More people trickled in right before we were about to start, including an 82 year old gentleman (and two other guys with him) that Johnny enthusiastically greeted as “Dr Green”. After he was seated at a table near the stage Johnny and the Monday regular at the bar next to us informed us that Dr Herman Green was a jazz saxophonist, who at one point had held the record for having played on more gold records than anyone else, ever! He’d played with BB King, Louis Armstrong, Johnny Cash… And later that week he’d be playing with Jane’s Addiction. We were in the presence of a music legend! It was just a little intimidating.

Well, we got up on stage for our Pocket Vinyl show, and people responded really well. (Again, it was a Monday night. We went into the show not expecting much at all. Mondays aren’t exactly known as the best nights for shows. And even better, Dr Green loved it. He kept stopping us inbetween songs to let us know, and to start up conversations about touring life, and to pass around a tip jar to make sure that everyone else in the bar was helping us out. He was awesome!

After our set he demanded that we sit with him and he buy us a beer. He had one of those “I’m old, I’ve lived a long life, now I can be demanding and speak my mind!” type attitudes; that I cold not help cracking up at. He kept yelling at Eric for talking too much, and making jokes we could barely understand but he thought were absolutely hilarious. His two friends (which we found out were two guys in his band) were constantly translating for us.
His wife had passed away just a few years ago, and she’d been musical as well. He told me a story about how Atlanic records had aproached her to get her to sign to their lable, but when they said that they only wanted her and not her husband, she turned them down. Dr Green told me over and over again to never allow anything to come between Eric and I. He told me that he felt God around us and around our relationship, and assured me that He was blessing us.

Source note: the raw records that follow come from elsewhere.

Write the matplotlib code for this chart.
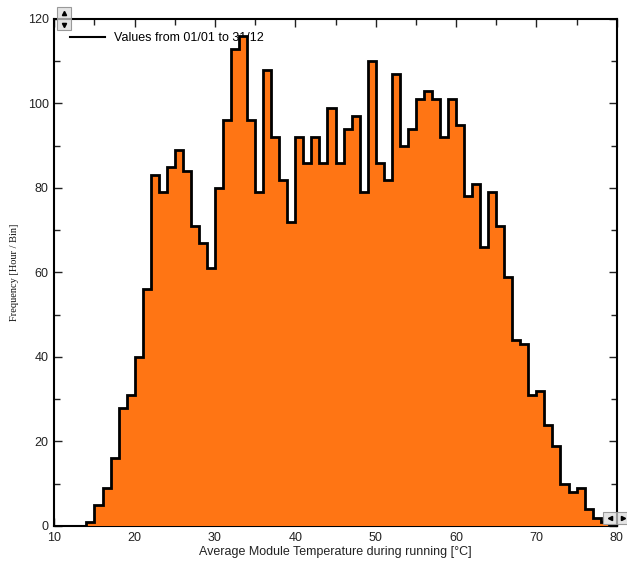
import numpy as np
import matplotlib
matplotlib.use("Agg")
import matplotlib.pyplot as plt
from matplotlib.patches import Rectangle

# hours per 1 degC bin, bins start at 14 degC
bin_start = 14
counts = [1, 5, 9, 16, 28, 31, 40, 56, 83, 79, 85, 89, 84, 71, 67, 61,
          80, 96, 113, 116, 96, 79, 108, 92, 82, 72, 92, 86, 92, 86, 99, 86,
          94, 97, 79, 110, 86, 82, 107, 90, 94, 101, 103, 101, 92, 101, 95,
          78, 81, 66, 79, 71, 59, 44, 43, 31, 32, 24, 19, 10, 8, 9, 4, 2, 1]
edges = np.arange(bin_start, bin_start + len(counts) + 1)
legend_label = "Values from 01/01 to 31/12"
xlabel = "Average Module Temperature during running [\u00b0C]"
ylabel = "Frequency [Hour / Bin]"

fig = plt.figure(figsize=(6.27, 5.64), dpi=100)
ax = fig.add_axes([0.0866, 0.0674, 0.897, 0.899])

ax.stairs(counts, edges, baseline=0, fill=True, color="#ff7514", lw=0, zorder=3)
ax.stairs(counts, edges, baseline=0, fill=False, color="black", lw=2, zorder=4)

ax.set_xlim(10, 80)
ax.set_ylim(0, 120)
ax.set_xticks(np.arange(10, 81, 10))
ax.set_xticks(np.arange(15, 80, 10), minor=True)
ax.set_yticks(np.arange(0, 121, 20))
ax.set_yticks(np.arange(10, 120, 20), minor=True)
ax.tick_params(which="both", direction="in", top=True, right=True,
               labelsize=9, colors="#222222", pad=4,
               labelfontfamily="Liberation Sans")
ax.tick_params(which="major", length=6, width=1)
ax.tick_params(which="minor", length=4, width=1)
for s in ax.spines.values():
    s.set_linewidth(1.5)

ax.set_xlabel(xlabel, fontsize=9, family="Liberation Sans", color="#222222", labelpad=2)
ax.set_ylabel(ylabel, fontsize=7.5, family="Liberation Serif", color="#111111", labelpad=6)

leg = ax.legend([plt.Line2D([], [], color="black", lw=1.5)], [legend_label],
                loc="center left", bbox_to_anchor=(0.028, 0.9625), frameon=False,
                handlelength=2.8, handletextpad=0.75, borderaxespad=0, borderpad=0,
                prop={"family": "Liberation Sans", "size": 9})
leg.set_zorder(1)

# little scroll buttons of the original widget
def button(x, y, w, h, marker):
    fig.patches.append(Rectangle((x / 627, 1 - (y + h) / 564), w / 627, h / 564,
                                 transform=fig.transFigure, facecolor="#e4e4e4",
                                 edgecolor="#999999", lw=0.8, zorder=10))
    fig.lines.append(plt.Line2D([(x + w / 2) / 627], [1 - (y + h / 2) / 564],
                                transform=fig.transFigure, marker=marker, ms=3,
                                color="black", zorder=11))

button(57, 7, 14, 11, "^")
button(57, 19, 14, 11, "v")
button(603, 512, 13, 12, "<")
button(617, 512, 12, 12, ">")

fig.savefig("out.png", dpi=100)
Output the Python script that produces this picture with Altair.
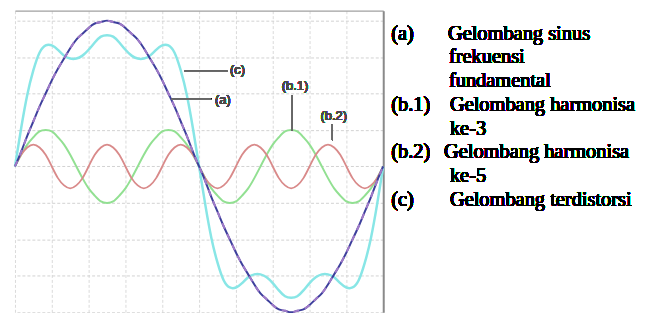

When Eric went to close out the painting bid I picked up the video camera to record him. Halfway through Eric’s announcement Dr Green started yelling that he was doing it all wrong and grabbed the notebook from Eric’s hands and started yelling that somebody better bid higher, or else! I can not believe I recorded the entire thing! Hopefully you’ll see that on our next Pockumentary. Johnny ended up winning the bid on the painting.

We hung out with Dr Green a while longer, and at one point he asked Eric if he could do a little improv jazz on Eric’s piano. He also instructed me to pull out a piece of paper and draw whatever came to mind while he played. It was pretty awesome to watch this musical legend playing softly away at Eric’s spot on stage.

Dr Green did a cd swap with us and demanded at we autograph our cd for him (I feel like I found everything he said and did amusing) and take a photo with him and his bandmates.

What a ridiculous yet awesome day. After packing up and saying goodbye to everyone Johnny handed us a veggie sandwich to-go (he was so awesome) and we headed out into the dark to find another spot along the highway to sleep. But clean and full and so happy.